Toledo’s choice of confectionary may be unfortunate, combining it with swords plain bizarre, but I can forgive wonderful Toledo just about anything. This is after all a city National Geographic described as “suspended between heaven and earth”, a description that you can only truly appreciate when you view the town from outside the city. Built on a hill and surrounded on three sides by the Rio Tejo, the city builds upwards until it peaks with the spires of the Cathedral and towers of the Alcazar.
We didn’t have long in Toledo, just enough time to get a flavour of what this former Spanish Imperial capital city has to offer and to make a note in the ‘places to return to’ column. Walking the narrow medieval streets it is hard not to feel like you’ve slipped back in time, something reinforced by the lack of modern architecture. Toledo may have cars crammed down impossibly narrow roads, but new building is restricted by its status as a National Monument – given to it by General Franco and sparing it the ravages of 1970s urban planning.
Toledo had a special place in Franco’s heart. During the Civil War, Nationalist forces withstood a vicious siege by Republican forces. The fight centred on the Alcazar, where Franco’s forces held out desperately; the bombardment from the Republicans reduced the building to rubble. Franco sent a relieving force to Toledo, an act now credited with prolonging the war. Had he headed straight to Madrid years of bloodshed might have been avoided. After the war Franco had the Alcazar rebuilt, and the town’s Civil War role and long history saw it declared a National Monument in 1941.
Toledo was founded during the Roman occupation of the Iberian Peninsular and its history is glorious. Conquered by the Moors in 711, the town grew and flourished as a strategic crossroads and a centre of learning. The town fell to Christian forces in 1085, upon which it was made the seat of the Catholic Church in Spain, giving it a status that ensured it grew ever more important and wealthy. It became the seat of the Spanish monarchy until Felipe II decided to move to Madrid. History has left behind a superb architectural legacy, including buildings like the Alcazar which date from Moorish times, and a wealth of incredible churches.
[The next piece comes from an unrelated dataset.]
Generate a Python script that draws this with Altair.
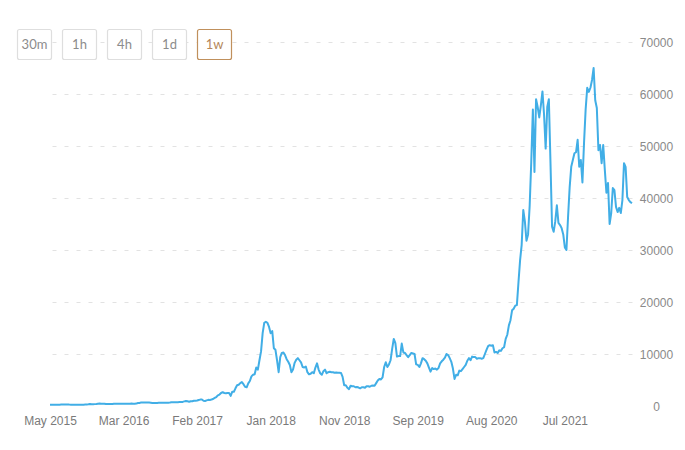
import altair as alt
import pandas as pd

# ---- weekly closing prices (USD) ----
price_2015 = [240, 237, 230, 225, 230, 245, 250, 270, 290, 280, 290, 285, 265, 260, 230, 228,
              240, 235, 232, 235, 240, 245, 265, 280, 325, 380, 330, 325, 360, 390, 435, 460,
              430, 430]
price_2016 = [450, 385, 400, 375, 375, 400, 438, 430, 412, 415, 410, 416, 420, 422, 430, 445,
              455, 460, 455, 440, 460, 570, 585, 690, 660, 670, 650, 665, 660, 625, 590, 570,
              580, 575, 605, 625, 610, 605, 612, 615, 640, 655, 700, 705, 705, 735, 740, 765,
              775, 790, 890, 960]
price_2017 = [900, 820, 920, 915, 1010, 1000, 1050, 1150, 1230, 1240, 1020, 970, 1080, 1180,
              1170, 1240, 1340, 1550, 1720, 2050, 2200, 2500, 2650, 2500, 2450, 2500, 2500,
              1950, 2750, 2750, 3400, 4000, 4100, 4400, 4600, 4200, 3700, 3600, 4350, 4800,
              5700, 6000, 6100, 7400, 7000, 8800, 10500, 14000, 16000, 16200, 16000, 15200]
price_2018 = [14000, 14400, 11100, 10800, 8800, 6500, 9400, 10200, 10300, 9800, 9000, 8500,
              7900, 6500, 7000, 8300, 8900, 9200, 8800, 8400, 7500, 7400, 7600, 6500, 6100,
              6200, 6500, 6300, 7400, 8200, 7000, 6300, 6000, 6700, 7000, 6300, 6500, 6600,
              6500, 6500, 6400, 6450, 6400, 6400, 6350, 5600, 4000, 4000, 3500, 3250, 3900, 3800]
price_2019 = [3800, 3600, 3650, 3550, 3400, 3600, 3600, 3500, 3800, 3800, 3700, 3900, 3950,
              3900, 4400, 4900, 5200, 5100, 5500, 7500, 8400, 7500, 8000, 8800, 11000, 12900,
              12100, 9500, 9600, 9600, 12000, 10300, 10200, 9800, 9400, 9800, 10200, 10100,
              10000, 8000, 7900, 7500, 8200, 9200, 9000, 8700, 8200, 7400, 6600, 7300, 7100, 7200]
price_2020 = [7000, 7300, 8200, 8600, 8900, 9300, 10000, 9800, 9200, 8500, 7200, 5200, 6000,
              5900, 6800, 6700, 7100, 7500, 7900, 8700, 9200, 8800, 9500, 9400, 9400, 9100,
              9200, 9200, 9100, 9200, 10000, 10800, 11500, 11700, 11600, 11700, 10300, 10400,
              10200, 10700, 10600, 11100, 11300, 12900, 13700, 15500, 16500, 18400, 18700,
              19300, 19400, 23800, 28000]
price_2021_22 = [31000, 37700, 35500, 31800, 33000, 38500, 47000, 57000, 45000, 59000, 57500,
                 55500, 57800, 60500, 56000, 49500, 57500, 59000, 47000, 34500, 33500, 35500,
                 38600, 35200, 34800, 34200, 33000, 30500, 30000, 36300, 42000, 46000, 47300,
                 48600, 48800, 51200, 46000, 47300, 43000, 50600, 57000, 61200, 60400, 61200,
                 62700, 65000, 58800, 57300, 49200, 50200, 46700, 50200, 45400, 41000, 42900,
                 35000, 37100, 41900, 41500, 38300, 37300, 38100, 37100, 39600, 46700, 46000,
                 40200, 39600, 39200, 39000]

prices = price_2015 + price_2016 + price_2017 + price_2018 + price_2019 + price_2020 + price_2021_22
dates = pd.date_range("2015-05-11", periods=len(prices), freq="7D")

x_labels = ["May 2015", "Mar 2016", "Feb 2017", "Jan 2018", "Nov 2018", "Sep 2019",
            "Aug 2020", "Jul 2021"]
label_step_weeks = 46
y_ticks = [0, 10000, 20000, 30000, 40000, 50000, 60000, 70000]
buttons = ["30m", "1h", "4h", "1d", "1w"]
active_button = "1w"

df = pd.DataFrame({"date": dates, "price": prices})

tick_dates = [dates[i * label_step_weeks] for i in range(len(x_labels))]
tick_values = [alt.DateTime(year=d.year, month=d.month, date=d.day) for d in tick_dates]
expr = "''"
for d, lab in reversed(list(zip(tick_dates, x_labels))):
    expr = f"(timeFormat(datum.value, '%Y-%m-%d') == '{d.strftime('%Y-%m-%d')}' ? '{lab}' : {expr})"

LINE_COLOR = "#41aee6"
AXIS_FONT = "Liberation Sans"

line = alt.Chart(df).mark_line(color=LINE_COLOR, strokeWidth=2, strokeJoin="round").encode(
    x=alt.X("date:T",
            scale=alt.Scale(domain=[alt.DateTime(year=dates[0].year, month=dates[0].month, date=dates[0].day),
                                    alt.DateTime(year=dates[-1].year, month=dates[-1].month, date=dates[-1].day)]),
            axis=alt.Axis(values=tick_values, labelExpr=expr, title=None, grid=False,
                          domain=False, ticks=False, tickSize=0, labelPadding=9,
                          labelFlush=False, labelOverlap=False, labelBound=False,
                          labelColor="#7a7a7a", labelFontSize=12, labelFont=AXIS_FONT)),
    y=alt.Y("price:Q",
            scale=alt.Scale(domain=[0, 70000], nice=False, zero=True),
            axis=alt.Axis(orient="right", values=y_ticks, title=None, domain=False, format="d",
                          ticks=False, tickSize=0, labelAlign="center", labelPadding=24,
                          labelColor="#8a8a8a", labelFontSize=12, labelFont=AXIS_FONT,
                          labelFlush=False,
                          grid=True, gridColor="#e2e2e2", gridDash=[4, 8], gridWidth=1,
                          gridOpacity={"condition": {"test": "datum.value === 0", "value": 0},
                                       "value": 1})),
)

# toolbar of interval buttons (drawn relative to the plot origin)
btn_left0, btn_step, btn_w, btn_top, btn_h = -33, 45, 34, -13, 30
layers = [line]
for i, b in enumerate(buttons):
    active = b == active_button
    left = btn_left0 + i * btn_step
    bd = pd.DataFrame({"label": [b]})
    rect = alt.Chart(bd).mark_rect(
        fill="white", stroke="#c0905c" if active else "#dedede", strokeWidth=1.2, cornerRadius=2
    ).encode(x=alt.value(left + 0.5), x2=alt.value(left + btn_w + 0.5),
             y=alt.value(btn_top + 0.5), y2=alt.value(btn_top + btn_h + 0.5))
    txt = alt.Chart(bd).mark_text(
        font="Lato", fontSize=13, color="#b5875a" if active else "#8c8c8c", baseline="middle"
    ).encode(x=alt.value(left + btn_w / 2 + 0.5), y=alt.value(btn_top + btn_h / 2 + 1),
             text="label:N")
    layers += [rect, txt]

chart = alt.layer(*layers).properties(
    width=582, height=364,
    autosize=alt.AutoSizeParams(type="none"),
    padding={"left": 42, "top": 34, "right": 45, "bottom": 36},
    background="white",
).configure_view(stroke=None)

chart.save("out.html", embed_options={"renderer": "svg", "actions": False})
There are also some remnants of Toledo’s third defining culture, Judaism. The Iglesia de Santa María la Blanca was the oldest synagogue in Toledo, but was eventually turned into a church following religious persecution in the 14th and 15th Centuries, prior to the expulsion of the Jews in 1492. During Islamic and early Christian rule, Christians, Jews and Muslims lived peacefully and reasonable harmoniously. This ended in the 15th Century, and Toledo stopped being known as the city of ‘three cultures’. Today Santa Maria la Blanca is a museum preserved as a synagogue by the Catholic Church, as if that isn’t weird.
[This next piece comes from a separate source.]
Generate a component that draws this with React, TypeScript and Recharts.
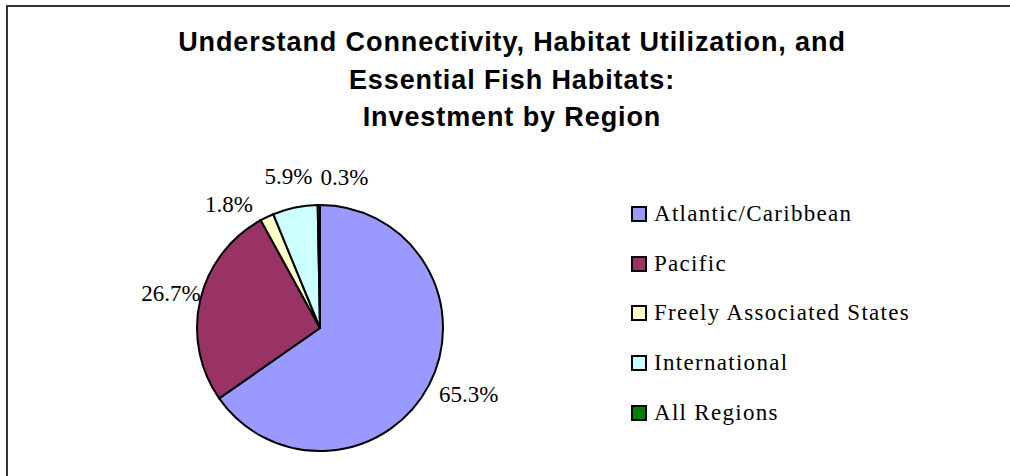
import { PieChart, Pie, Cell, Legend } from "recharts";

const regions = [
  "Atlantic/Caribbean",
  "Pacific",
  "Freely Associated States",
  "International",
  "All Regions",
];
const shares = [65.3, 26.7, 1.8, 5.9, 0.3];
const colors = ["#9999FF", "#993366", "#FFFFCC", "#CCFFFF", "#008000"];
const titleLines = [
  "Understand Connectivity, Habitat Utilization, and",
  "Essential Fish Habitats:",
  "Investment by Region",
];

const data = regions.map((name, i) => ({ name, value: shares[i] }));

const serif = '"Liberation Serif", "Times New Roman", serif';
const sans = '"Liberation Sans", Arial, sans-serif';
const RAD = Math.PI / 180;

// distance of each label from the pie edge, plus Excel's collision nudges
const labelGap = [39, 30, 30, 32, 28];
const labelNudge = [
  [5, -8],
  [0, 0],
  [-25, 15],
  [0, 0],
  [26, 0],
];

function renderLabel(props: any) {
  const { cx, cy, midAngle, outerRadius, index, value } = props;
  const r = outerRadius + labelGap[index];
  const x = cx + r * Math.cos(-midAngle * RAD) + labelNudge[index][0];
  const y = cy + r * Math.sin(-midAngle * RAD) + labelNudge[index][1];
  return (
    <text
      x={x}
      y={y}
      textAnchor="middle"
      dominantBaseline="central"
      fontFamily={serif}
      fontSize={23}
      fill="#000"
    >
      {value.toFixed(1)}%
    </text>
  );
}

function renderLegend() {
  return (
    <div style={{ fontFamily: serif, fontSize: 23, color: "#000" }}>
      {regions.map((name, i) => (
        <div
          key={name}
          style={{
            display: "flex",
            alignItems: "center",
            height: 49.75,
            letterSpacing: 1.3,
            whiteSpace: "nowrap",
          }}
        >
          <span
            style={{
              width: 12,
              height: 12,
              border: "2px solid #000",
              background: colors[i],
              marginRight: 7,
              flexShrink: 0,
            }}
          />
          {name}
        </div>
      ))}
    </div>
  );
}

export default function App() {
  return (
    <div
      style={{
        position: "absolute",
        left: 0,
        top: 0,
        width: 1010,
        height: 476,
        overflow: "hidden",
        background: "#fff",
      }}
    >
      <div
        style={{
          position: "absolute",
          left: 6,
          top: 5,
          width: 1100,
          height: 600,
          border: "2px solid #333",
        }}
      />
      <div
        style={{
          position: "absolute",
          left: 0,
          top: 24,
          width: 1024,
          textAlign: "center",
          fontFamily: sans,
          fontWeight: "bold",
          fontSize: 27,
          letterSpacing: 0.9,
          lineHeight: "37.5px",
          color: "#000",
        }}
      >
        {titleLines.map((t) => (
          <div key={t}>{t}</div>
        ))}
      </div>
      <div style={{ position: "absolute", left: 0, top: 0 }}>
        <PieChart
          width={1010}
          height={476}
          margin={{ top: 0, right: 0, bottom: 0, left: 0 }}
        >
          <Pie
            data={data}
            dataKey="value"
            nameKey="name"
            cx={320}
            cy={328}
            outerRadius={123}
            startAngle={90}
            endAngle={-270}
            stroke="#000"
            strokeWidth={2}
            label={renderLabel}
            labelLine={false}
            isAnimationActive={false}
          >
            {data.map((d, i) => (
              <Cell key={d.name} fill={colors[i]} />
            ))}
          </Pie>
          <Legend
            content={renderLegend}
            layout="vertical"
            verticalAlign="top"
            align="right"
            wrapperStyle={{ left: 631, top: 189, right: "auto", width: "auto" }}
          />
        </PieChart>
      </div>
    </div>
  );
}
The city is something of a maze, and one of the joys of being here is just getting lost in the alleys and lanes; finding yourself in small plazas, occasionally getting splendid views over the city and discovering some of the multitude of churches. If you’re ever in Toledo try to find your way to the Iglesia de San Ildefonso, which as well as having a lovely interior has spectacular views over the town. It’s a bit of clamber to get up there, but worth every breathless step.